● EXERCISE DESCRIPTION: Only the lines from the top of the listing below to the line that has "3.0, 3.1, 3.2, 3.3, 3.4, 3.5];" should be echoed, with both ends kept and pictures left out.
● ● ●
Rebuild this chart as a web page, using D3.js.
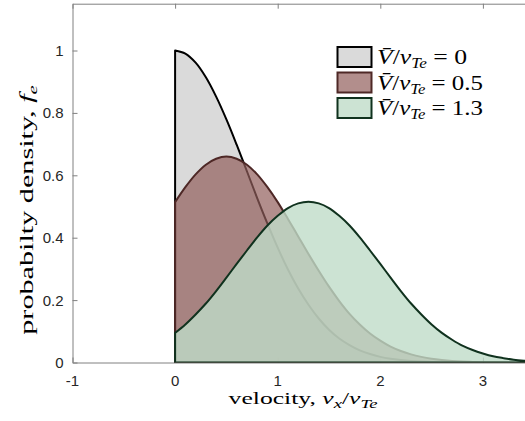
<!DOCTYPE html>
<html>
<head>
<meta charset="utf-8">
<script src="https://cdn.jsdelivr.net/npm/d3@7"></script>
<style>
  body { margin: 0; background: #fff; }
  svg { display: block; }
  .tick-label { font-family: "Liberation Sans", Arial, sans-serif; font-size: 15px; fill: #262626; }
  .math { font-family: "Liberation Serif", "Times New Roman", serif; fill: #000; }
</style>
</head>
<body>
<svg id="chart" width="525" height="421"></svg>
<script>
// Normalised velocity grid, v_x / v_Te
const velocity = [0.0, 0.1, 0.2, 0.3, 0.4, 0.5, 0.6, 0.7, 0.8, 0.9,
                  1.0, 1.1, 1.2, 1.3, 1.4, 1.5, 1.6, 1.7, 1.8, 1.9,
                  2.0, 2.1, 2.2, 2.3, 2.4, 2.5, 2.6, 2.7, 2.8, 2.9,
                  3.0, 3.1, 3.2, 3.3, 3.4, 3.5];

// Electron distribution f_e for drift V/v_Te = 0
const fDrift0 = [1.000, 0.990, 0.961, 0.914, 0.852, 0.779, 0.698, 0.613, 0.527, 0.445,
                 0.368, 0.298, 0.237, 0.185, 0.141, 0.105, 0.077, 0.056, 0.039, 0.027,
                 0.018, 0.012, 0.008, 0.005, 0.003, 0.002, 0.001, 0.001, 0.000, 0.000,
                 0.000, 0.000, 0.000, 0.000, 0.000, 0.000];

// drift V/v_Te = 0.5
const fDrift05 = [0.514, 0.562, 0.603, 0.634, 0.653, 0.660, 0.653, 0.634, 0.603, 0.562,
                  0.514, 0.460, 0.404, 0.348, 0.294, 0.243, 0.197, 0.156, 0.122, 0.093,
                  0.070, 0.051, 0.037, 0.026, 0.018, 0.012, 0.008, 0.005, 0.003, 0.002,
                  0.001, 0.001, 0.000, 0.000, 0.000, 0.000];

// drift V/v_Te = 1.3
const fDrift13 = [0.095, 0.122, 0.154, 0.189, 0.229, 0.272, 0.316, 0.359, 0.401, 0.439,
                  0.470, 0.495, 0.510, 0.515, 0.510, 0.495, 0.470, 0.439, 0.401, 0.359,
                  0.316, 0.272, 0.229, 0.189, 0.154, 0.122, 0.095, 0.073, 0.054, 0.040,
                  0.029, 0.020, 0.014, 0.009, 0.006, 0.004];

const driftLabels = ["0", "0.5", "1.3"];
const xTicks = [-1, 0, 1, 2, 3];
const yTicks = [0, 0.2, 0.4, 0.6, 0.8, 1];

const series = [
  { values: fDrift0,  fill: "rgb(202,202,202)", alpha: 0.7, stroke: "#000000" },
  { values: fDrift05, fill: "rgb(146,94,91)",   alpha: 0.7, stroke: "#4e2826" },
  { values: fDrift13, fill: "rgb(191,220,200)", alpha: 0.8, stroke: "#10321e" }
];

const svg = d3.select("#chart");
const plot = { left: 72.5, top: 3.7, bottom: 362.5 };
plot.right = plot.left + 4.5 * 102.6;

const x = d3.scaleLinear().domain([-1, 3.5]).range([plot.left, plot.right]);
const y = d3.scaleLinear().domain([0, 1.15]).range([plot.bottom, plot.top]);

// Stretch a text element along its own baseline to a given length
function fitLength(sel, anchorX, anchorY, rotate, length) {
  const w = sel.node().getBBox().width;
  const s = length / w;
  sel.attr("transform",
    `translate(${anchorX},${anchorY}) rotate(${rotate}) scale(${s},1)`);
}

svg.append("defs").append("clipPath").attr("id", "plot-clip")
  .append("rect")
  .attr("x", plot.left).attr("y", plot.top)
  .attr("width", plot.right - plot.left).attr("height", plot.bottom - plot.top);

// Axes frame with inward ticks
const axisColor = "#808080";
const frame = svg.append("g");
frame.append("g").attr("transform", `translate(0,${plot.bottom})`)
  .call(d3.axisBottom(x).tickValues(xTicks).tickSizeInner(-5).tickSizeOuter(0).tickFormat(""));
frame.append("g").attr("transform", `translate(0,${plot.top})`)
  .call(d3.axisTop(x).tickValues(xTicks).tickSizeInner(-5).tickSizeOuter(0).tickFormat(""));
frame.append("g").attr("transform", `translate(${plot.left},0)`)
  .call(d3.axisLeft(y).tickValues(yTicks).tickSizeInner(-5).tickSizeOuter(0).tickFormat(""));
frame.selectAll(".domain, .tick line").attr("stroke", axisColor).attr("stroke-width", 1);

// Tick labels
svg.append("g").selectAll("text").data(xTicks).join("text")
  .attr("class", "tick-label")
  .attr("x", d => x(d)).attr("y", plot.bottom + 23.5)
  .attr("text-anchor", "middle")
  .text(d => String(d));
svg.append("g").selectAll("text").data(yTicks).join("text")
  .attr("class", "tick-label")
  .attr("x", plot.left - 9).attr("y", d => y(d) + 5.5)
  .attr("text-anchor", "end")
  .text(d => String(d));

// Filled distributions, drawn in order so later ones overlay earlier ones
const area = d3.area()
  .x((d, i) => x(velocity[i]))
  .y0(y(0))
  .y1(d => y(d))
  .curve(d3.curveCatmullRom.alpha(0.5));

const areas = svg.append("g").attr("clip-path", "url(#plot-clip)");
series.forEach(s => {
  areas.append("path")
    .attr("d", area(s.values))
    .attr("fill", s.fill)
    .attr("fill-opacity", s.alpha)
    .attr("stroke", s.stroke)
    .attr("stroke-width", 2)
    .attr("stroke-linejoin", "round");
});

// Axis titles
const xLabel = svg.append("text").attr("class", "math")
  .attr("text-anchor", "middle")
  .style("font-size", "16.5px");
xLabel.append("tspan").text("velocity, ");
xLabel.append("tspan").attr("font-style", "italic").text("v");
xLabel.append("tspan").attr("font-style", "italic").attr("font-size", "12px").attr("dy", 4).text("x");
xLabel.append("tspan").attr("dy", -4).text("/");
xLabel.append("tspan").attr("font-style", "italic").text("v");
xLabel.append("tspan").attr("font-style", "italic").attr("font-size", "12px").attr("dy", 4).text("Te");
fitLength(xLabel, 303, 404, 0, 150);

const yLabel = svg.append("text").attr("class", "math")
  .attr("text-anchor", "middle")
  .style("font-size", "19px");
yLabel.append("tspan").text("probabilty density, ");
yLabel.append("tspan").attr("font-style", "italic").text("f");
yLabel.append("tspan").attr("font-style", "italic").attr("font-size", "13px").attr("dy", 4).text("e");
fitLength(yLabel, 33, 210, -90, 250);

// Legend
const legendWidths = [90, 106, 106];
const legend = svg.append("g");
series.forEach((s, i) => {
  const rowY = 47 + i * 25.5;
  legend.append("rect")
    .attr("x", 337.5).attr("y", rowY)
    .attr("width", 34).attr("height", 20)
    .attr("fill", s.fill).attr("fill-opacity", s.alpha)
    .attr("stroke", s.stroke).attr("stroke-width", 2);
  const t = legend.append("text").attr("class", "math")
    .style("font-size", "21px");
  t.append("tspan").attr("font-style", "italic").text("V\u0304");
  t.append("tspan").text("/");
  t.append("tspan").attr("font-style", "italic").text("v");
  t.append("tspan").attr("font-style", "italic").attr("font-size", "14px").attr("dy", 4).text("Te");
  t.append("tspan").attr("dy", -4).text(" = " + driftLabels[i]);
  fitLength(t, 377, rowY + 17, 0, legendWidths[i]);
});
</script>
</body>
</html>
● ● ●
● PROBLEM SOLUTION:
Rebuild this chart as a web page, using D3.js.
<!DOCTYPE html>
<html>
<head>
<meta charset="utf-8">
<script src="https://cdn.jsdelivr.net/npm/d3@7"></script>
<style>
  body { margin: 0; background: #fff; }
  svg { display: block; }
  .tick-label { font-family: "Liberation Sans", Arial, sans-serif; font-size: 15px; fill: #262626; }
  .math { font-family: "Liberation Serif", "Times New Roman", serif; fill: #000; }
</style>
</head>
<body>
<svg id="chart" width="525" height="421"></svg>
<script>
// Normalised velocity grid, v_x / v_Te
const velocity = [0.0, 0.1, 0.2, 0.3, 0.4, 0.5, 0.6, 0.7, 0.8, 0.9,
                  1.0, 1.1, 1.2, 1.3, 1.4, 1.5, 1.6, 1.7, 1.8, 1.9,
                  2.0, 2.1, 2.2, 2.3, 2.4, 2.5, 2.6, 2.7, 2.8, 2.9,
                  3.0, 3.1, 3.2, 3.3, 3.4, 3.5];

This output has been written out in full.